The internet and new digital technologies allowed independent film to flourish in China over the past two decades, a film scholar writes in a new book.

The big picture: Filmmakers in China's rural areas taught themselves filmmaking, shunned major production studios, and showcased their work directly to online audiences, allowing authentic rural stories to challenge more dominant urban narratives.

  • But stricter censorship now threatens the "golden period" that lasted from the mid-2000s to the mid-2010s, author Karen Ma says.

Details: For her new book, China's Millennial Digital Generation, Ma conducted extensive interviews with Chinese indie filmmakers who were born around the 1980s and have focused their work on their home regions in China, rather than the country's large metropolises.
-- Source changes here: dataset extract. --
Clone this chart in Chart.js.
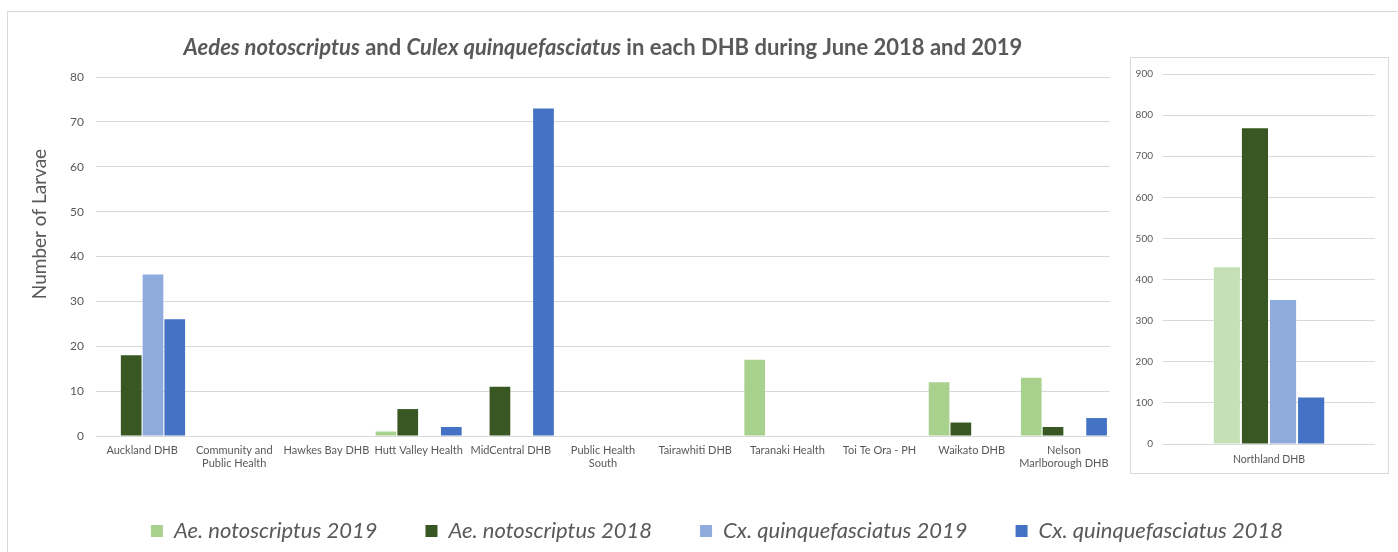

  • These filmmakers "were among the first from their villages to embrace cell phones, the Internet and other modern technology," Ma writes. "This enabled them to quietly but deliberately question with thought-provoking art-house narratives the singular, official image of a glorious urban China."

Background: Ma was inspired to write the book after watching Chinese indie films in Beijing in the early 2010s, which confirmed her "long-held suspicion — that the glitzy commercial films at regular Chinese cinemas didn’t tell half of the story of modern China’s rise," she writes.

  • Chen Kaige and Zhang Yimou, two of the greats among Chinese film directors, made acclaimed films like "Raise the Red Lantern" and "Farewell My Concubine" in the 1990s, but have now pivoted to making "politically correct" blockbusters, Ma writes.
  • Unlike film directors from earlier generations, writes Ma, "many younger directors have deliberately zoomed in on current rural concerns and the lives of those often overlooked as China sheds its image as a developing nation and emerges as a capitalist powerhouse."

Filmmaker Li Ruijun, featured in the book, is a good example of how these grassroots filmmakers are "devoted to telling the rural tale," Ma told Axios in an interview.

  • His 2012 film "Fly with the Crane" tells the story of a village coffin-maker whose livelihood is destroyed when the government makes a new policy requiring cremation.
  • The film explores how elderly village residents would choose their coffins carefully and with pride, even trying them out. The coffin-maker reflects on life and death in a village. His belief is that "I have no say in how I came into this world but at least let me have a say in how I leave this world," Ma told Axios.

What to watch: New guidelines issued in 2022 extend traditional film censorship guidelines to online television and movies.